20 Nov, 2025 - 18:11

Oltre al Venezuela, anche Messico e Colombia finiscono nel mirino di Trump: il non interventismo a singhiozzo del presidente Usa

Oltre al Venezuela, anche Messico e Colombia finiscono nel mirino di Trump: il non interventismo a singhiozzo del presidente Usa

La geopolitica dell’America Latina è tornata sotto i riflettori nelle strategie dell’amministrazione Trump, che ha esteso le sue mire non solo al Venezuela, ma anche a Messico e Colombia. La retorica aggressiva del presidente americano, giustificata ufficialmente dalla lotta al narcotraffico, si traduce in una netta escalation di tensioni con eventuali implicazioni per la stabilità della regione. Tuttavia, questa dinamica sembrerebbe inserirsi in un contesto più ampio di competizione internazionale, con attori globali pronti a contare sulle loro alleanze latinoamericane.

La strategia di Trump contro il Venezuela

Il Venezuela resta al centro dell’attenzione di Washington. Il presidente americano, Donald Trump, ha dato inizio allo schieramento delle forze militari e delle navi da guerra al largo delle coste venezuelane a fine agosto. Oltre a una presenza militare crescente, le tensioni sono aumentate con l’arrivo della più grande portaerei nel Mar dei Caraibi.

Washington ha giustificato la decisione con la lotta al narcotraffico, mentre Caracas sospetta un’eventuale intenzione di favorire un cambio di regime.

Sebbene al momento non sia chiaro quale sia la finalità delle azioni dell’amministrazione Trump, il presidente ha già approvato operazioni della CIA nel territorio venezuelano. Al momento, però, è escluso un intervento militare di terra. Parallelamente, Washington e Caracas avrebbero ripreso anche i colloqui.

La crescente pressione degli Usa su Messico e Colombia

L’azione più conosciuta riguarda chiaramente il Venezuela. Tuttavia, parallelamente, il Messico e la Colombia sono finiti nel mirino a causa del narcotraffico. Trump, con una retorica intransigente, ha dichiarato esplicitamente di non escludere raid militari nei territori di entrambi i Paesi per la lotta contro il traffico di droga. Questa linea dura fa emergere spinte interventiste che rischiano di destabilizzare ulteriormente la regione.

"Avrei intenzione di lanciare scioperi in Messico per fermare la droga? Per me va bene, facciamo qualsiasi cosa per fermare la droga", ha affermato parlando con i giornalisti nello Studio Ovale. La presidente messicana, Claudia Sheinbaum, ha respinto le minacce di Trump citando la sovranità e l’integrità territoriale del Paese.

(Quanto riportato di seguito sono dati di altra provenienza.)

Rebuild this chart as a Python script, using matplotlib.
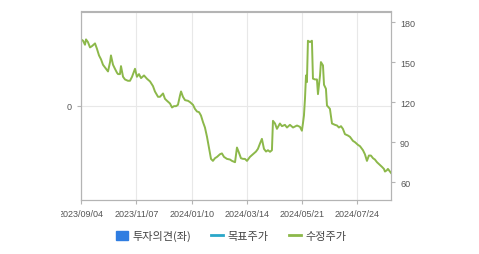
import matplotlib
matplotlib.use("Agg")
import matplotlib.pyplot as plt
from matplotlib.lines import Line2D
from matplotlib.patches import Patch
from matplotlib.transforms import Bbox, TransformedBbox

# trading-day index vs adjusted price
day_idx = [0, 1.6, 3.1, 3.9, 5.4, 7.0, 8.6, 10.9, 12.4, 14.0,
           15.6, 17.1, 18.7, 20.2, 21.0, 22.6, 23.3, 24.9, 26.4, 28.0,
           28.8, 30.3, 31.1, 32.7, 34.2, 36.5, 38.1, 39.7, 42.0, 43.5,
           45.1, 46.7, 49.0, 51.3, 53.7, 56.0, 57.5, 59.9, 61.4, 63.8,
           65.3, 66.9, 69.2, 70.8, 72.3, 73.9, 75.4, 77.0, 77.8, 79.3,
           80.9, 83.2, 84.8, 87.1, 88.6, 90.2, 91.8, 93.3, 94.9, 96.4,
           98.0, 99.5, 101.1, 102.6, 104.2, 105.8, 108.1, 109.6, 111.2, 113.5,
           115.9, 117.4, 119.8, 121.3, 122.9, 124.4, 126.0, 127.5, 129.1, 131.4,
           133.7, 136.1, 137.6, 139.2, 140.7, 142.3, 143.9, 145.4, 147.0, 148.5,
           149.3, 150.9, 152.4, 154.7, 156.3, 158.6, 160.2, 162.5, 164.9, 168.0,
           170.3, 171.8, 172.6, 173.4, 174.2, 175.0, 175.7, 176.5, 178.1, 179.6,
           180.4, 182.0, 183.5, 184.3, 185.9, 186.6, 188.2, 189.0, 190.5, 191.3,
           193.6, 195.2, 197.5, 199.1, 200.6, 202.2, 203.7, 205.3, 207.6, 209.2,
           211.5, 213.1, 215.4, 217.0, 219.3, 220.8, 222.4, 223.9, 225.5, 227.1,
           228.6, 230.2, 232.5, 234.1, 235.6, 236.4, 237.9, 238.7, 240.3, 241.1]
price = [167, 166, 163, 167, 165, 161, 162, 164, 160, 155,
         152, 148, 146, 144, 143, 150, 155, 148, 145, 142,
         141, 141, 147, 139, 137, 136, 136, 139, 145, 139,
         141, 138, 140, 137.5, 135.5, 132, 128, 124, 124, 126.5,
         122.5, 121, 119, 116, 117, 117, 118, 125, 128, 124,
         121.5, 121, 120, 118, 115, 113, 112.5, 110, 105, 101,
         94, 86, 77.5, 76, 78, 79, 81, 81.6, 79, 77.5,
         77, 76, 75, 86, 82, 78, 77.5, 77.5, 76, 79,
         81, 83, 85, 89, 92.5, 85, 83, 84, 82.8, 84,
         106, 104, 100, 104, 102, 103, 101, 103, 101, 102.5,
         101.5, 98.6, 104, 110, 122.5, 140, 135, 166, 165, 166,
         137.6, 137, 137, 126, 140, 150, 147.5, 133, 130, 117.5,
         115, 104, 103, 102.5, 101, 102, 100, 96, 95, 94,
         91, 90, 88, 87, 84, 81, 76, 80, 80, 78,
         77, 75, 73, 71.5, 70, 68, 69, 70, 68, 67]

tick_pos = [0, 43, 86, 129, 172, 215]
tick_labels = ["2023/09/04", "2023/11/07", "2024/01/10", "2024/03/14", "2024/05/21", "2024/07/24"]
price_ticks = [60, 90, 120, 150, 180]

grey = "#b4b4b4"
txt = "#555555"
green = "#8cb84a"

fig = plt.figure(figsize=(4.79, 2.55), dpi=100)
ax = fig.add_axes([81 / 479, 1 - 201 / 255, 310 / 479, 188.5 / 255])
ax2 = ax.twinx()

# left axis: opinion scale, only 0 shown
ax.set_ylim(-1, 1)
ax.set_yticks([0])
ax.set_xlim(0, 241.1)
ax.set_xticks(tick_pos)
ax.set_xticklabels(tick_labels)
ax.grid(True, color="#e8e8e8", linewidth=0.8)
ax.set_axisbelow(True)

ax2.plot(day_idx, price, color=green, linewidth=1.4)
ax2.set_ylim(46.7, 187.9)
ax2.set_yticks(price_ticks)

for a in (ax, ax2):
    for s in a.spines.values():
        s.set_color(grey)
        s.set_linewidth(0.8)
    a.tick_params(colors=grey, labelcolor=txt, labelsize=6.5, length=3, width=0.8)
for lbl in ax.get_xticklabels() + ax.get_yticklabels() + ax2.get_yticklabels():
    lbl.set_fontfamily("Liberation Sans")

# first date label is cut at the left in the original
first = ax.get_xticklabels()[0]
first.set_clip_on(True)
first.set_clip_box(TransformedBbox(Bbox([[61 / 479, 0], [1, 1]]), fig.transFigure))

handles = [
    Patch(facecolor="#2f7de1", edgecolor="#2f7de1"),
    Line2D([], [], color="#2aa7c9", linewidth=2),
    Line2D([], [], color=green, linewidth=2),
]
fig.legend(handles, ["투자의견(좌)", "목표주가", "수정주가"], loc="center",
           bbox_to_anchor=(0.482, 0.071), ncol=3, frameon=False,
           handlelength=1.1, handleheight=0.9, handletextpad=0.4, columnspacing=1.8,
           prop={"family": ["Noto Sans CJK KR", "DejaVu Sans"], "size": 8},
           labelcolor="#444444")

fig.savefig("out.png", dpi=100)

Spostando l'attenzione sulla Colombia, Trump ha affermato:

virgolette
La Colombia ha fabbriche di cocaina, dove la producono. Potrei distruggere quelle fabbriche? Ne sarei orgoglioso, personalmente.

Il presidente colombiano, Gustavo Petro, aveva denunciato la strategia di Washington riguardo al Venezuela. Le parole di Petro hanno successivamente creato una frattura diplomatica con Trump.

Le reazioni della comunità internazionale

Pur definendosi nel passato come un promotore del ritorno degli Stati Uniti ad un ruolo più isolazionista rispetto alle guerre esterne, Trump oggi sembra adottare un approccio molto più aggressivo nella sua regione “cortile di casa”. Questa politica quindi appare più come un “interventismo selettivo”, ovvero l’uso di azioni decise e mirate in aree considerate strategiche per gli interessi americani. È un approccio pragmatico, ma che alimenta forti tensioni regionali e crea un paradosso tra la retorica di distensione e gli atti di provocazione militare.

La crescente aggressività degli Stati Uniti in America Latina non passa inosservata a livello globale. La pressione degli Stati Uniti ha suscitato anche reazioni di condanna da parte di governi regionali e organizzazioni internazionali, che denunciano un aumento delle ingerenze e richiamano al rispetto della sovranità nazionale e della pace.